No warning signs were subsequently installed, and in 2021, after I learned of another crash at the same location, I again emailed ODOT: “[T]his is a dangerous curve for which a roadway warning needs to be installed.” I didn’t receive a response.
There things stood, probably with additional crashes I didn’t know about, until my birding friend Michael Noack and I recently encountered an ODOT Incident Response truck at Seal Rock parked next to a flat bed tow truck on which sat the most mangled car we had ever seen.
Michael asked the ODOT guy where the wreck came from, and he said “152,” then added, “the Darwin tree.”
Of course I knew the reference — the Darwin Awards, earned by those whose deaths were caused by their own stupidity. I also knew which tree the ODOT guy was referring to. You see it driving north, its bark ripped off where vehicles have run off the curve and smashed into it. Michael told the ODOT guy there should be warning signs, and the ODOT guy said there had been signs but that people kept running over them. I’ve lived here four years, and Michael much longer, and we’ve never seen a warning sign.
Regardless of ODOT’s refusal to acknowledge and address the milepost 152 hazard with appropriate signs, needed both north and south, and regardless of what ODOT’s records may say, the Darwin tree speaks loudly not of the stupidity of those who have lost their encounter with it but rather of the ineptitude of those in authority who have allowed this remediable hazard to continue unabated. When you have a specific location of repeated vehicle crashes so infamous that you jokingly name a tree in its honor, you have a problem you need to correct. As my friend Michael said, “How difficult is it to install life saving signs? ”

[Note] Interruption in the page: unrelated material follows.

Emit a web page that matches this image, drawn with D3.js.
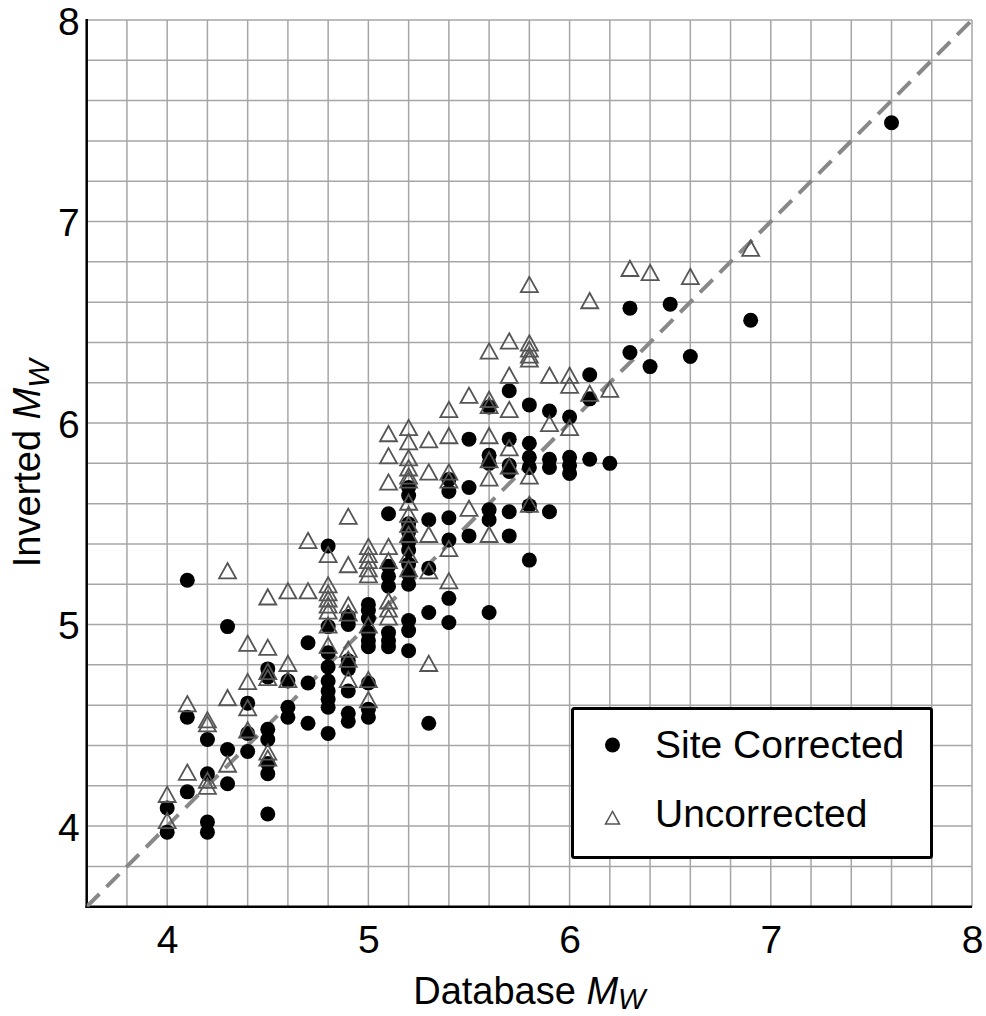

And no, cutting down the Darwin tree is not the solution. That old warrior has already suffered enough at ODOT’s hands.
— Jon French, Waldport/Bayshore
Yvonne says
What overkill. Maybe we should also have light up signs to protect bad/ impaired drivers from their own foolishness.
I drive this area regularly all year round, there are already signs designating the curb and most drivers do slow down through there.
Renee says
Maybe people need to drive better. Get off the phone. Don’t drive intoxicated.